As members of the Academy, we each hold responsibility in upholding our professional ethics. Once the ‘egg is broken’, it will be very hard to re-establish public confidence. VW, for instance, will undoubtedly have a long road in convincing the public that their organization acts in an ethically responsible way. While the public seemed to quickly forgive GM for their ignoring a faulty ignition problem, they are less willing to forgive systemic premeditated corruption. We have seen the flashback from the American Psychological Association regarding members advising how best to conduct torture having an impact on their community. In short, many of these professional ethical issues have a way of impacting our field for the long run.

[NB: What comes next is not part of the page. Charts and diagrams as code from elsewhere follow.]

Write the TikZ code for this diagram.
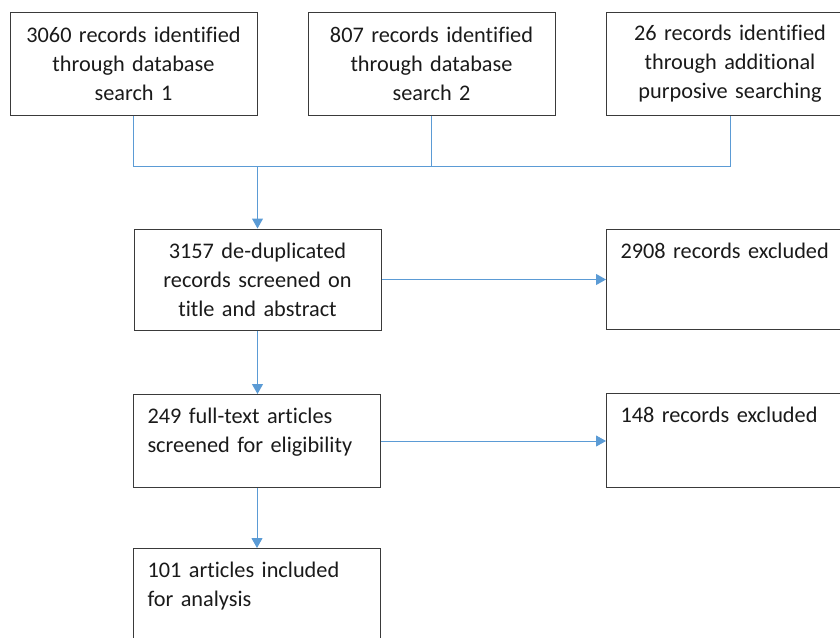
\documentclass[tikz,border=0pt]{standalone}
\usepackage{fontspec}
\setmainfont{Carlito}[Ligatures=NoCommon]
\usetikzlibrary{arrows.meta}
\definecolor{flowblue}{HTML}{5B9BD5}
\definecolor{boxline}{HTML}{3A3A3A}
\definecolor{boxtext}{HTML}{1A1A1A}
\begin{document}
\begin{tikzpicture}[x=1pt,y=-1pt,
  box/.style={draw=boxline, line width=1pt, rectangle, minimum width=247pt,
    font=\fontsize{22.3}{29}\selectfont, text=boxtext, inner sep=0pt},
  cbox/.style={box, text width=232pt, align=center},
  lbox/.style={box, text width=219pt, align=left, inner xsep=14pt, inner ysep=0pt,
    text height=28.5pt, anchor=north west},
  link/.style={flowblue, line width=1pt},
  arrow/.style={link, -{Triangle[width=11pt,length=10pt]}}]
\useasboundingbox (0,0) rectangle (840,637);

% identification sources
\node[cbox, minimum height=103pt] (src1) at (133.5,63.5)
  {3060 records identified\\through database\\search 1};
\node[cbox, minimum height=103pt] (src2) at (431.5,63.5)
  {807 records identified\\through database\\search 2};
\node[cbox, minimum height=103pt, minimum width=248pt] (src3) at (730,63.5)
  {26 records identified\\through additional\\purposive searching};

% screening stages
\node[cbox, minimum height=101pt] (screen) at (257.5,279.5)
  {3157 de-duplicated\\records screened on\\title and abstract};
\node[lbox, text depth=71.5pt] (excl1) at (606,229) {2908 records excluded};
\node[lbox, text depth=64.5pt] (full) at (133,394)
  {249 full-text articles\\screened for eligibility};
\node[lbox, text depth=65.5pt] (excl2) at (606,393) {148 records excluded};
\node[lbox, text depth=71.5pt] (final) at (133,548)
  {101 articles included\\for analysis};

% connectors
\coordinate (bus) at (0,166);
\draw[link] (src1.south) |- (src3.south |- bus) -- (src3.south);
\draw[link] (src2.south) -- (src2.south |- bus);
\draw[arrow] (screen.north |- bus) -- (screen.north);
\draw[arrow] (screen.east) -- (excl1.west |- screen.east);
\draw[arrow] (screen.south) -- (screen.south |- full.north);
\draw[arrow] (full.east) -- (excl2.west |- full.east);
\draw[arrow] (full.south) -- (final.north);
\end{tikzpicture}
\end{document}
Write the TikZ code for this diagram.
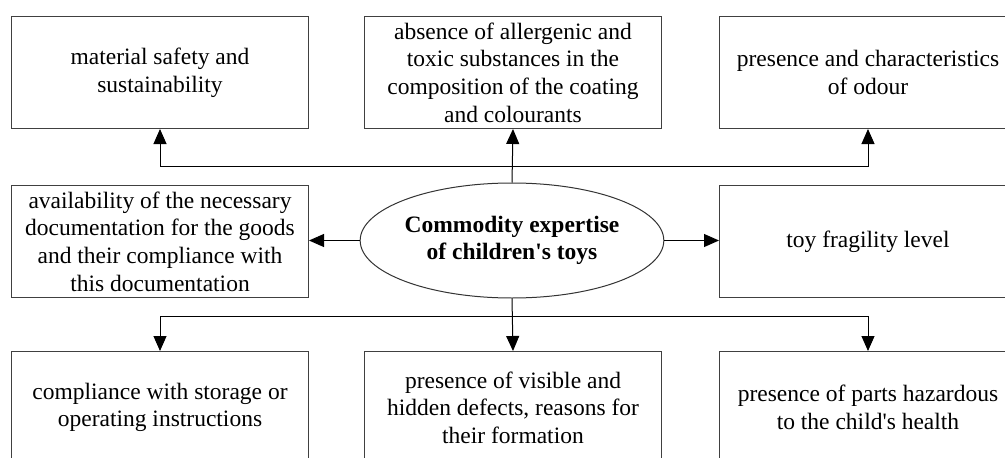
\documentclass[tikz,border=0pt]{standalone}
\usepackage{fontspec}
\setmainfont{Liberation Serif}
\usetikzlibrary{arrows.meta,shapes.geometric}

\tikzset{
  item/.style={draw=black!75, line width=1pt, minimum width=297pt,
    minimum height=112pt, align=center, inner sep=0pt, anchor=north west,
    font=\fontsize{23.5}{27.6}\selectfont},
  hub/.style={ellipse, draw=black!80, line width=1pt, minimum width=298pt,
    minimum height=115pt, inner sep=0pt, align=center,
    font=\fontsize{23.5}{27.6}\selectfont\bfseries},
  wire/.style={line width=1pt},
  link/.style={line width=1pt, -{Triangle[length=15pt,width=13pt]}}
}

\begin{document}
\begin{tikzpicture}[x=1pt,y=-1pt]
  \useasboundingbox (0,0) rectangle (1005,458);
  \clip (0,0) rectangle (1005,458);

  % top row
  \node[item] (t1) at (11,16)  {material safety and\\sustainability};
  \node[item] (t2) at (364,16) {absence of allergenic and\\toxic substances in the\\composition of the coating\\and colourants};
  \node[item] (t3) at (719,16) {presence and characteristics\\of odour};

  % middle row
  \node[item] (m1) at (11,185)  {availability of the necessary\\documentation for the goods\\and their compliance with\\this documentation};
  \node[hub]  (c)  at (512,240.5) {Commodity expertise\\of children\textquotesingle s toys};
  \node[item] (m3) at (719,185) {toy fragility level};

  % bottom row
  \node[item] (b1) at (11,351)  {compliance with storage or\\operating instructions};
  \node[item] (b2) at (364,351) {presence of visible and\\hidden defects, reasons for\\their formation};
  \node[item] (b3) at (719,351) {presence of parts hazardous\\to the child\textquotesingle s health};

  % upward branches
  \coordinate (tj) at (512,166);
  \draw[link] (c.north) -- (t2.south);
  \draw[link] (tj) -| (t1.south);
  \draw[link] (tj) -| (t3.south);

  % sideways branches
  \draw[link] (c.west) -- (c.west -| m1.east);
  \draw[link] (c.east) -- (c.east -| m3.west);

  % downward branches
  \coordinate (bj) at (512,316);
  \draw[link] (c.south) -- (b2.north);
  \draw[link] (bj) -| (b1.north);
  \draw[link] (bj) -| (b3.north);
\end{tikzpicture}
\end{document}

In the last posting, Greg Stephens AOM’s ombudsperson outlined a range of issues they examine, with instructions regarding how to proceed should you have a professional ethics dilemma. They do a fantastic job, often behind the scenes, and we should be very appreciative of their hard work.
Of course, these issues are primarily only of relevance to things that happen in and around the Academy of Management. If you observe something at another conference, or at a non-AOM sponsored journal, well, there may be few if any options for you to pursue.
An AOM recent censure ruling, the first I ever recall seeing, included sanctioning an academy member. A member had submitted a previously published paper for consideration at the upcoming Annual Meeting. The ruling was as follows:
The final sanctions include disqualification from participation in Academy of Management activities (including but not limited to submission to the conference, participation on the conference program, serving the Academy or any of its Divisions or Interest Groups in an elected or appointed role, or submission to any of the Academy of Management journals) for a period of three (3) years, public notice of the violation through publication in the AcadeMY News; formal notification to the journal where the work was previously published, and ethics counseling by the Ombuds Committee.
Seeing a public and formal sanction is a good professional start, and I applaud our organization for taking the trouble to demonstrate that we have professional limits that should be honored. However, what if the member were found to have done the same thing at, say, EGOS, or BAM? Of what about someone who submits a paper simultaneously to two different journals for review? Would the consequences be the same? Likely not.
It would seem to me that we would all benefit from a larger professional ‘tent’ whereby public notice of violations and censure were more systematically discussed. I find it very odd that, out of 20,000 members, it is so rare for us to have a public censure (this is the first I am aware of – although there may have been other non-public consequences). Every year I hear of multiple cases of doctors and lawyers getting disbarred. The odds are presumably the same for our profession, but the consequences far less, and the frequency of public humiliation quite rare. This would only provide incentives to engage in unprofessional conduct. I am not suggesting we begin a yellow journalistic finger-pointing exercise. Only that given the rise in competition, and the important stakes involved in our profession, we should collectively think about professional monitoring, public dialog, and the provision of clear ethical guidelines in our doctoral and professional career development.
Your thoughts on the matter are welcome.